The Liverpool Telescope (LT) will be offline in late September – early October while we realuminise the primary mirror.
The planned timeline for realuminising is:
- Wed 18th Sep: Last night of observing before realuminisation
- Thu 19th Sep: Telescope strip-down begins
- Mon 23rd Sep: Mirror removed and sent to aluminising facility
- Thu 26th Sep: Mirror returns and reassembly begins
- Mon 30th Sep: Recommissioning begins
- ~Thu 3rd Oct: Robotic operation resumes
The mirror will be removed from the LT and taken to the nearby aluminising plant at the William Herschel Telescope (WHT). Removing the mirror involves taking off all of the LT's instruments and dismantling the back of the telescope. Once the mirror is realuminised and the telescope and instruments reassembled, the process of recommissioning begins. The whole procedure is therefore quite involved and takes about two weeks, from instrument removal to resumption of robotic operations on-sky.

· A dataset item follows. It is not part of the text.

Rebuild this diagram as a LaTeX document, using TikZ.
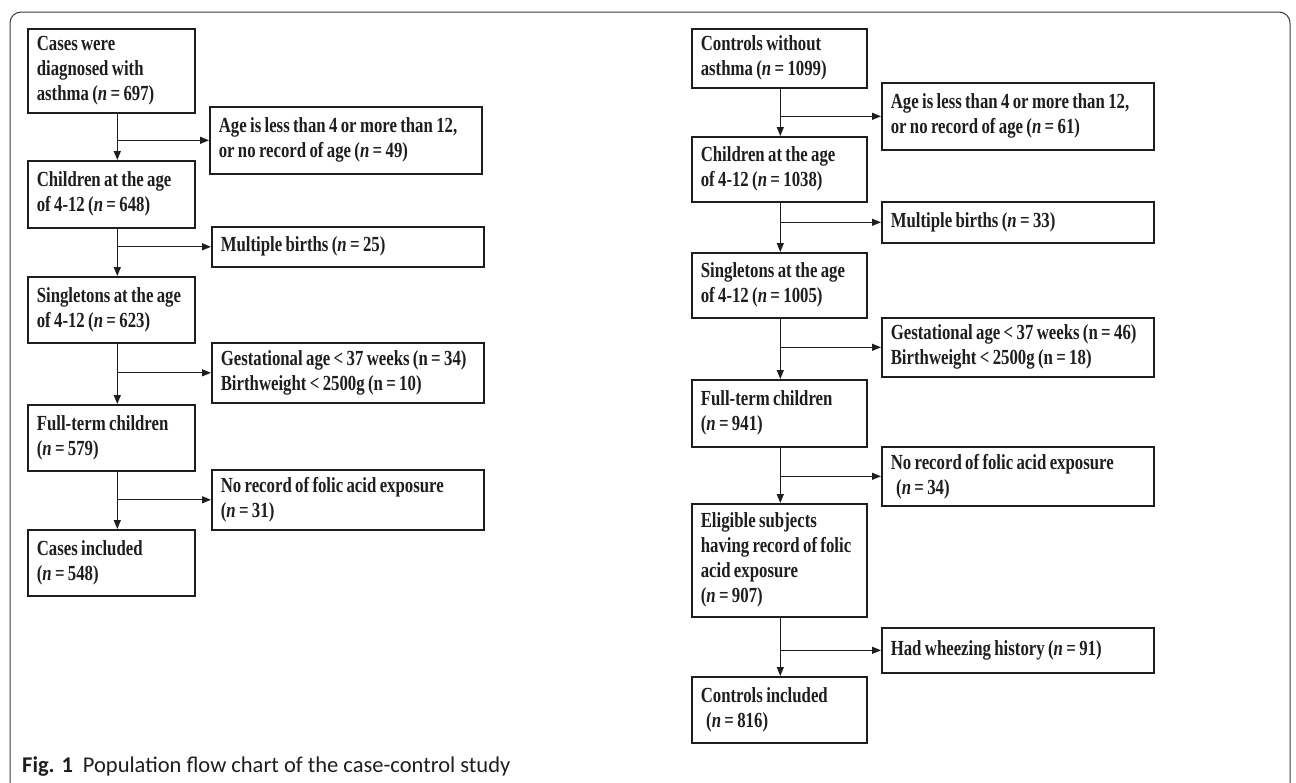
\documentclass[tikz,border=0pt]{standalone}
\usepackage{fontspec}
\usepackage{tikz}
\usetikzlibrary{arrows.meta}
\newfontfamily\boxfont[FakeStretch=0.78,WordSpace=0.8]{Liberation Serif}
\newfontfamily\capfont{Carlito}
\definecolor{ink}{HTML}{1E1E1E}
\definecolor{framegray}{HTML}{3A3A3A}
\newcommand{\nn}{\textit{n}}

\begin{document}
\begin{tikzpicture}[
  x=1pt,y=-1pt,
  box/.style={draw=ink,line width=1.6pt,anchor=north west,align=flush left,
              inner xsep=9pt,inner ysep=0pt,text=ink,
              font=\boxfont\bfseries\fontsize{21.5}{25}\selectfont},
  mainl/.style={box,text width=149pt},
  mainr/.style={box,text width=157pt},
  side/.style={box,text width=254pt},
  ar/.style={-{Triangle[length=9pt,width=7pt]},line width=1.2pt,draw=ink},
]
\useasboundingbox (0,0) rectangle (1296,782);
\draw[framegray,line width=1pt,rounded corners=11pt] (10,800) -- (10,12) -- (1290,12) -- (1290,800);

% cases
\node[mainl,minimum height=84pt] (c1) at (27,28) {Cases were\\diagnosed with\\asthma (\nn{} = 697)};
\node[side,minimum height=67pt] (s1) at (209,106) {Age is less than 4 or more than 12,\\or no record of age (\nn{} = 49)};
\node[mainl,minimum height=67pt] (c2) at (27,160) {Children at the age\\of 4-12 (\nn{} = 648)};
\node[side,minimum height=40pt] (s2) at (211,226) {Multiple births (\nn{} = 25)};
\node[mainl,minimum height=66pt] (c3) at (27,276) {Singletons at the age\\of 4-12 (\nn{} = 623)};
\node[side,minimum height=60pt] (s3) at (211,342) {Gestational age < 37 weeks (n = 34)\\Birthweight < 2500g (n = 10)};
\node[mainl,minimum height=66pt] (c4) at (27,404) {Full-term children\\(\nn{} = 579)};
\node[side,minimum height=60pt] (s4) at (211,469) {No record of folic acid exposure\\(\nn{} = 31)};
\node[mainl,minimum height=66pt] (c5) at (27,529) {Cases included\\(\nn{} = 548)};

% controls
\node[mainr,minimum height=59pt] (r1) at (691,28) {Controls without\\asthma (\nn{} = 1099)};
\node[side,minimum height=67pt] (t1) at (881,82) {Age is less than 4 or more than 12,\\or no record of age (\nn{} = 61)};
\node[mainr,minimum height=65pt] (r2) at (691,136) {Children at the age\\of 4-12 (\nn{} = 1038)};
\node[side,minimum height=41pt] (t2) at (881,201) {Multiple births (\nn{} = 33)};
\node[mainr,minimum height=65pt] (r3) at (691,252) {Singletons at the age\\of 4-12 (\nn{} = 1005)};
\node[side,minimum height=59pt] (t3) at (881,317) {Gestational age < 37 weeks (n = 46)\\Birthweight < 2500g (n = 18)};
\node[mainr,minimum height=67pt] (r4) at (691,379) {Full-term children\\(\nn{} = 941)};
\node[side,minimum height=59pt] (t4) at (881,446) {No record of folic acid exposure\\\hspace*{0.25em}(\nn{} = 34)};
\node[mainr,minimum height=113pt] (r5) at (691,503) {Eligible subjects\\having record of folic\\acid exposure\\(\nn{} = 907)};
\node[side,minimum height=45pt] (t5) at (881,627) {Had wheezing history (\nn{} = 91)};
\node[mainr,minimum height=66pt] (r6) at (691,676) {Controls included\\\hspace*{0.25em}(\nn{} = 816)};

% arrows, cases
\foreach \a/\b/\s in {c1/c2/s1,c2/c3/s2,c3/c4/s3,c4/c5/s4}{
  \draw[ar] ([xshift=6pt]\a.south) -- ([xshift=6pt]\b.north);
  \draw[ar] ([xshift=6pt]\a.south |- \s.west) -- (\s.west);
}
% arrows, controls
\foreach \a/\b/\s in {r1/r2/t1,r2/r3/t2,r3/r4/t3,r4/r5/t4,r5/r6/t5}{
  \draw[ar] ([xshift=1pt]\a.south) -- ([xshift=1pt]\b.north);
  \draw[ar] ([xshift=1pt]\a.south |- \s.west) -- (\s.west);
}

\node[anchor=base west,inner sep=0pt,font=\capfont\fontsize{22.5}{26}\selectfont,text=ink] (cap) at (22,772)
  {\textbf{Fig. 1}\hspace{10pt}Population flow chart of the case-control study};
\end{tikzpicture}
\end{document}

The procedure is talked about in a little more detail in a previous article written when the mirror was realuminised in 2015. Some aspects are adapted below for convenience, but for the complete historical article see "LT maintenance: mirrors realuminised and throughput doubled" (5th August 2015).
Realuminisation is necessary because the reflective part of the mirror, an incredibly thin layer of aluminium on the mirror's glass body, degrades over time. Humidity and other contaminants, especially dust from the Sahara desert, chemically attack the aluminium layer and reduces its overall reflectivity. Periodic cleaning is not 100% perfect, and after several years it's eventually better to take that aluminium off and put a fresh layer on.

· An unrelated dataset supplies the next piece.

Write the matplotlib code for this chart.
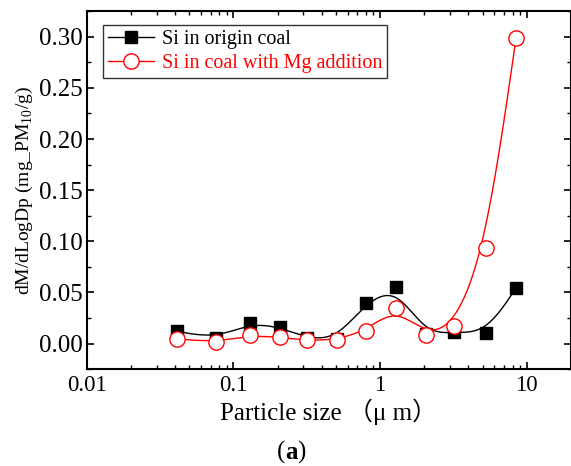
import matplotlib
matplotlib.use('Agg')
import matplotlib.pyplot as plt
import numpy as np

# particle size bins (um) and dM/dLogDp values
size_um = [0.041, 0.076, 0.13, 0.207, 0.319, 0.505, 0.80, 1.28, 2.05, 3.2, 5.24, 8.45]
si_origin = [0.012, 0.005, 0.020, 0.016, 0.005, 0.0045, 0.040, 0.055, 0.009, 0.0115, 0.0098, 0.0544]
si_mg = [0.0046, 0.0013, 0.008, 0.006, 0.003, 0.0036, 0.0127, 0.035, 0.0088, 0.017, 0.093, 0.299]

plt.rcParams['font.family'] = ['Liberation Serif', 'Noto Sans CJK SC']
plt.rcParams['mathtext.fontset'] = 'custom'
plt.rcParams['mathtext.rm'] = 'Liberation Serif'


def bspline(x, y, n=60):
  """Clamped uniform cubic B-spline through the points as control points
  (x in log space), like Origin's B-spline connection."""
  px = np.log10(np.asarray(x))
  py = np.asarray(y)
  px = np.concatenate([[px[0]] * 2, px, [px[-1]] * 2])
  py = np.concatenate([[py[0]] * 2, py, [py[-1]] * 2])
  xs, ys = [], []
  for i in range(len(px) - 3):
    t = np.linspace(0, 1, n)
    b0 = (1 - t) ** 3 / 6
    b1 = (3 * t ** 3 - 6 * t ** 2 + 4) / 6
    b2 = (-3 * t ** 3 + 3 * t ** 2 + 3 * t + 1) / 6
    b3 = t ** 3 / 6
    xs.append(b0 * px[i] + b1 * px[i + 1] + b2 * px[i + 2] + b3 * px[i + 3])
    ys.append(b0 * py[i] + b1 * py[i + 1] + b2 * py[i + 2] + b3 * py[i + 3])
  return 10 ** np.concatenate(xs), np.concatenate(ys)


fig = plt.figure(figsize=(5.71, 4.66), dpi=100)
ax = fig.add_axes([0.152, 0.208, 0.848, 0.768])

xs, ys = bspline(size_um, si_origin)
ax.plot(xs, ys, color='black', lw=1)
ax.plot(size_um, si_origin, 's', color='black', ms=9, ls='none')
xs, ys = bspline(size_um, si_mg)
ax.plot(xs, ys, color='red', lw=1)
ax.plot(size_um, si_mg, 'o', mfc='white', mec='red', mew=1, ms=11, ls='none')

# legend handles
ax.plot([], [], '-s', color='black', ms=9, lw=1, label='Si in origin coal')
ax.plot([], [], '-o', color='red', mfc='white', mec='red', ms=11, lw=1,
        label='Si in coal with Mg addition')
leg = ax.legend(loc='upper left', bbox_to_anchor=(0.012, 0.99), fontsize=14.5,
                frameon=True, fancybox=False, edgecolor='black',
                handlelength=2.3, borderpad=0.25, labelspacing=0.25, handletextpad=0.4)
leg.get_frame().set_linewidth(1)
for t, c in zip(leg.get_texts(), ['black', 'red']):
  t.set_color(c)

ax.set_xscale('log')
ax.set_xlim(0.01, 20)
ax.set_ylim(-0.025, 0.325)
ax.set_yticks(np.arange(0, 0.31, 0.05))
ax.set_yticks(np.arange(-0.025, 0.326, 0.025), minor=True)
ax.set_xticks([0.01, 0.1, 1, 10])
ax.set_xticklabels(['0.01', '0.1', '1', '10'])
ax.tick_params(which='both', direction='in', top=True, right=True)
ax.tick_params(axis='y', labelsize=18, pad=3)
ax.tick_params(axis='x', labelsize=16.5, pad=4)
ax.tick_params(which='major', length=5, width=1.2)
ax.tick_params(which='minor', length=3, width=1)
for s in ax.spines.values():
  s.set_linewidth(1.5)

ax.set_ylabel('dM/dLogDp (mg_PM$_{10}$/g)', fontsize=14, labelpad=3)
ax.set_xlabel('Particle size （μ m）', fontsize=18, labelpad=2)
fig.text(0.5, 0.03, '(', fontsize=18, ha='right', va='center')
fig.text(0.5, 0.03, 'a', fontsize=18, ha='left', va='center', fontweight='bold')
fig.text(0.5 + 0.02, 0.03, ')', fontsize=18, ha='left', va='center')

plt.savefig('out.png', dpi=100)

The LT's primary mirror is a precision-crafted disc of glass two metres in diameter and 20cm thick, weighing in at 1.3 tonnes. Realuminising such a large and heavy piece of sensitive equipment without scratching it, or causing any damage at all, is a complex procedure:
- The primary mirror is slid out from underneath the telescope in its mirror cell and immediately covered in lint-free tissue to protect it and prevent dangerous reflections
- It's then carefully lifted off the mirror cell into a special padded transit box, and hoisted out of the top of the open enclosure to a waiting lorry. The lorry slowly and carefully takes the mirror the 500 metres to the aluminising plant at the WHT
- At the WHT, the mirror's aluminium layer is carefully removed with powerful acids, washed and carefully dried to ensure not a speck of dust remains on the surface
- The mirror is then put in the WHT's aluminising vacuum chamber where a new layer of pure aluminium is carefully evaporated onto the surface. The new layer is as thin as gold leaf, about 350 aluminium atoms deep. It measures just 100 nanometres (0.0001 mm) thick, or 160,000 times thinner than kitchen foil.
- The mirror is repackaged and carefully transported back to the LT. There it is hoisted back through the open enclosure, unpacked, and refitted to the telescope.
As touched on above, once the LT's many instruments are refitted, emphasis then focusses on recommissioning the telescope. Over several days and nights the telescope's engineering, optical and computer systems are all checked to make sure it's running autonomously again. Once we're happy, robotic operations recommence and an announcement is made on this website.
Updates will be posted at the head of this article during realuminisation.